- Golden Ridge
- Coordinates: 30°51′S 121°39′E﻿ / ﻿30.85°S 121.65°E
- Country: Australia
- State: Western Australia
- LGA: City of Kalgoorlie-Boulder;
- Location: 615 km (382 mi) east of Perth; 20 km (12 mi) south east of Kalgoorlie;
- Established: 1911

Government
- • State electorate: Kalgoorlie;
- • Federal division: O'Connor;
- Postcode: 6430

= Golden Ridge, Western Australia =

Abandoned town in Western Australia

Golden Ridge is an abandoned town in Western Australia located 615 km east of Perth just off the Mount Monger Road in the Goldfields-Esperance region.
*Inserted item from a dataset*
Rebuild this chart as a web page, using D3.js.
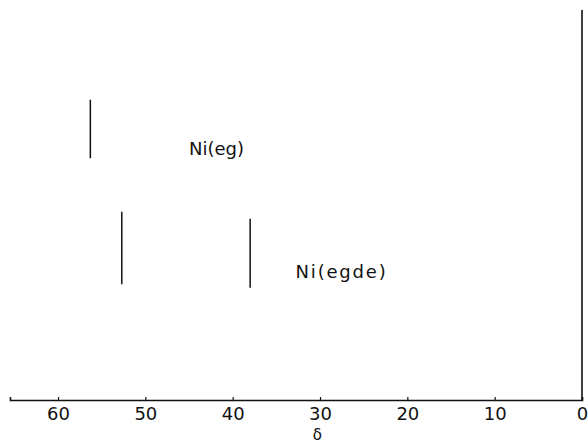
<!DOCTYPE html>
<html>
<head>
<meta charset="utf-8">
<script src="https://cdn.jsdelivr.net/npm/d3@7"></script>
<style>
  body { margin: 0; background: #fff; }
  svg { display: block; }
  text { font-family: "DejaVu Sans", sans-serif; fill: #111; }
</style>
</head>
<body>
<svg id="chart" width="588" height="444"></svg>
<script>
// chemical shift tick labels
var tickValues = [60, 50, 40, 30, 20, 10, 0];

// Ni(eg) spectrum: one line
var egShift = [56.3];
var egTop = [77];
var egBottom = [62];

// Ni(egde) spectrum: two lines
var egdeShift = [52.7, 38.0];
var egdeTop = [48.3, 46.5];
var egdeBottom = [29.7, 28.8];

// labels placed in data units
var labelNames = ["Ni(eg)", "Ni(egde)"];
var labelShift = [45.0, 32.8];
var labelLevel = [64.5, 33.0];

var width = 588, height = 444,
    margin = { top: 10, right: 6, bottom: 44, left: 10 };

var svg = d3.select("#chart");

var x = d3.scaleLinear().domain([65.5, 0]).range([margin.left, width - margin.right]);
var y = d3.scaleLinear().domain([0, 100]).range([height - margin.bottom, margin.top]);

var g = svg.append("g");

// baseline with short upward ticks
var axis = d3.axisBottom(x).tickValues(tickValues).tickSize(-3).tickPadding(7)
    .tickFormat(d3.format("d"));
var ax = g.append("g")
    .attr("transform", "translate(0," + y(0) + ")")
    .call(axis);
ax.select(".domain").attr("stroke", "#111").attr("stroke-width", 1.6);
ax.selectAll(".tick line").attr("stroke", "#111").attr("stroke-width", 1.2);
ax.selectAll(".tick text").style("font-size", "18px").attr("fill", "#111")
    .style("font-family", "'DejaVu Sans', sans-serif");

// zero reference line
g.append("line")
    .attr("x1", x(0)).attr("x2", x(0))
    .attr("y1", y(0)).attr("y2", y(100))
    .attr("stroke", "#111").attr("stroke-width", 1.6);

// spectral lines
var peaks = [];
egShift.forEach(function (d, i) { peaks.push({ s: d, t: egTop[i], b: egBottom[i] }); });
egdeShift.forEach(function (d, i) { peaks.push({ s: d, t: egdeTop[i], b: egdeBottom[i] }); });

g.selectAll(".peak").data(peaks).enter().append("line")
    .attr("class", "peak")
    .attr("x1", function (d) { return x(d.s); })
    .attr("x2", function (d) { return x(d.s); })
    .attr("y1", function (d) { return y(d.t); })
    .attr("y2", function (d) { return y(d.b); })
    .attr("stroke", "#111").attr("stroke-width", 1.5);

// compound labels
var spacing = ["0px", "1.8px"];
g.selectAll(".lbl").data(labelNames).enter().append("text")
    .attr("class", "lbl")
    .attr("x", function (d, i) { return x(labelShift[i]); })
    .attr("y", function (d, i) { return y(labelLevel[i]); })
    .attr("dy", "0.35em")
    .style("font-size", "18px")
    .style("letter-spacing", function (d, i) { return spacing[i]; })
    .text(function (d) { return d; });

// axis title
g.append("text")
    .attr("x", x(30.3)).attr("y", 440)
    .attr("text-anchor", "middle")
    .style("font-size", "15px")
    .text("δ");
</script>
</body>
</html>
The town was originally designated as a business area through the mining act and was known as Waterfall. The government gazetted the town-site in 1910 following a request by the local progress committee to make more land available for residential development. It was initially named Waterfall, but the Commonwealth Government disagreed with the choice of name as another town with the same name already existed in New South Wales. The gazettal committee then chose the name Golden Ridge after the gold mine of the same name that lies adjacent to the town and officially the name in 1911.

The Trans-Australian Railway built a station in the town in 1913–1914. Golden Ridge is the second station east of Kalgoorlie between Parkeston and Curtin.